L’ouverture vers l’extérieur doit, par ailleurs, permettre d’étendre l’offre plus rapidement en s’appuyant sur des services déjà existants. Ainsi, le groupe californien s’est associé avec Getaround, une plateforme de location de voitures entre particuliers, et Masabi, une application britannique de vente de billets de bus et de métro. Ces deux offres demeurent pour le moment en phase de tests. «Tout ne va pas fonctionner», admet cependant le directeur de recherche d’Uber.
A plus long terme, la société promet d’intégrer les différents modes de transport au sein d’un même trajet. Par exemple, ses utilisateurs pourront prendre une voiture pour se rendre au métro, puis un vélo pour finir leur trajet. «Il faut aujourd’hui utiliser des applications différentes. Nous souhaitons simplifier ces trajets», indique Andrew Salzberg.
Alternative à la voiture individuelle
Avec cette nouvelle stratégie, Uber rêve toujours de devenir une alternative à la voiture individuelle, qui «représente encore 90% des kilomètres parcourus aux Etats-Unis», note Andrew Salzberg. La précédente direction misait uniquement sur une baisse drastique du prix des courses, en particulier grâce au développement des véhicules autonomes. Pas suffisant pour véritablement se substituer à une voiture, estime aujourd’hui Uber.

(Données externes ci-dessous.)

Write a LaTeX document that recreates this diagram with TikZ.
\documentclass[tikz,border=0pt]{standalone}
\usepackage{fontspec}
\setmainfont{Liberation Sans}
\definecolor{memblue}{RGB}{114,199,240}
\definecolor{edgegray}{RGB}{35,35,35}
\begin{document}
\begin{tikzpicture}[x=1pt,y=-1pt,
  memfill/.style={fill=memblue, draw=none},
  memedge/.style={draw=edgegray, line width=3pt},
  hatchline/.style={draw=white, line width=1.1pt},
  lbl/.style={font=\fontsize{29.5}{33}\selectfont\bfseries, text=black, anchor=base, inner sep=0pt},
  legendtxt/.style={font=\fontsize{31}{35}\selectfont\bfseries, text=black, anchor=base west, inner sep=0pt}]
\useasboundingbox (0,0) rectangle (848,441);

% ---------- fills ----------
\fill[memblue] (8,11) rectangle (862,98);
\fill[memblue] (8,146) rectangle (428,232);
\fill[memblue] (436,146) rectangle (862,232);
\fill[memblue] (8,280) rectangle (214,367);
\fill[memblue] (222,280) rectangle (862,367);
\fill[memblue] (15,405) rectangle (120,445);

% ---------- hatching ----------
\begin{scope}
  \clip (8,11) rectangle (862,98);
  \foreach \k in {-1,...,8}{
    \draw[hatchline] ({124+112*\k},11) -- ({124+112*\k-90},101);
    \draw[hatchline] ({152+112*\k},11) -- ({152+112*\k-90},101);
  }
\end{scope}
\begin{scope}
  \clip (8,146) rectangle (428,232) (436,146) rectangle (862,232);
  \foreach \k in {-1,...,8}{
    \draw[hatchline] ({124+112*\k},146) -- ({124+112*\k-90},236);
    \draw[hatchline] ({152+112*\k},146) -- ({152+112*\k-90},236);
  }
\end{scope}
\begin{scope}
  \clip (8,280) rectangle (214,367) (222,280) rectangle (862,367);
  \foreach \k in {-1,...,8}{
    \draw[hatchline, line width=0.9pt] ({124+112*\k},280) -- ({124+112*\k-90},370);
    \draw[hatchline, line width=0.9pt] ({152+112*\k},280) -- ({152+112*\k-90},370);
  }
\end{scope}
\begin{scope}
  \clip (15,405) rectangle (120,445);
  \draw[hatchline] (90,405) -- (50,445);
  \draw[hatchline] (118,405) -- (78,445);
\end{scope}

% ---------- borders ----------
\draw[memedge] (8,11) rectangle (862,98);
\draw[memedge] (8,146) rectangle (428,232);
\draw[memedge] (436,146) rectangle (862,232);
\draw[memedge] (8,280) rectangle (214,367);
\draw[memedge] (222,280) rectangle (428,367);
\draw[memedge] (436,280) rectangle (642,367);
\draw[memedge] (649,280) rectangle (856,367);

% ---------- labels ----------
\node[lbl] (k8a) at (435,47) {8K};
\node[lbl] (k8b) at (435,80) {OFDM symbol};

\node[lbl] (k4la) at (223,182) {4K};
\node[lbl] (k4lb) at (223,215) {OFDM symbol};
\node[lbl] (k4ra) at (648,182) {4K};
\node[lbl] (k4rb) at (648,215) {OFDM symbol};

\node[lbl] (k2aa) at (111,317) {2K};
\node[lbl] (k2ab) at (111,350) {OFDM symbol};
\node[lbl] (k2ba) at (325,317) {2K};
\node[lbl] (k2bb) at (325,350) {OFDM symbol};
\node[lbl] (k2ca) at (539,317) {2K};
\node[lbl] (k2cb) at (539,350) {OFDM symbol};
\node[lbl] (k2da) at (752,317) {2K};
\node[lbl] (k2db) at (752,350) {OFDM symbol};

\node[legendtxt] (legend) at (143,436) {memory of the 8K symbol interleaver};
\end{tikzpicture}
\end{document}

Cette nouvelle stratégie intervient à un moment charnière pour l’entreprise, qui espère mener son introduction en bourse en 2019. En outre, Dara Khosrowshahi s’est engagé à atteindre la rentabilité avant la fin de l’année 2022, alors que les pertes ont atteint 4,5 milliards de dollars en 2017. Pour réduire son déficit, Uber vient de céder ses activités en Chine, en Asie du Sud-Est et en Russie, afin de concentrer ses investissements dans les pays où sa position est plus favorable.
Ces nouvelles activités doivent également permettre de compenser la croissance moins forte que prévu des plateformes de location de voitures avec chauffeur. Selon le site spécialisé The Information, les dirigeants d’Uber auraient nettement abaissé leurs prévisions pour le marché américain. Ils doivent donc désormais trouver de nouvelles sources de chiffre d’affaires.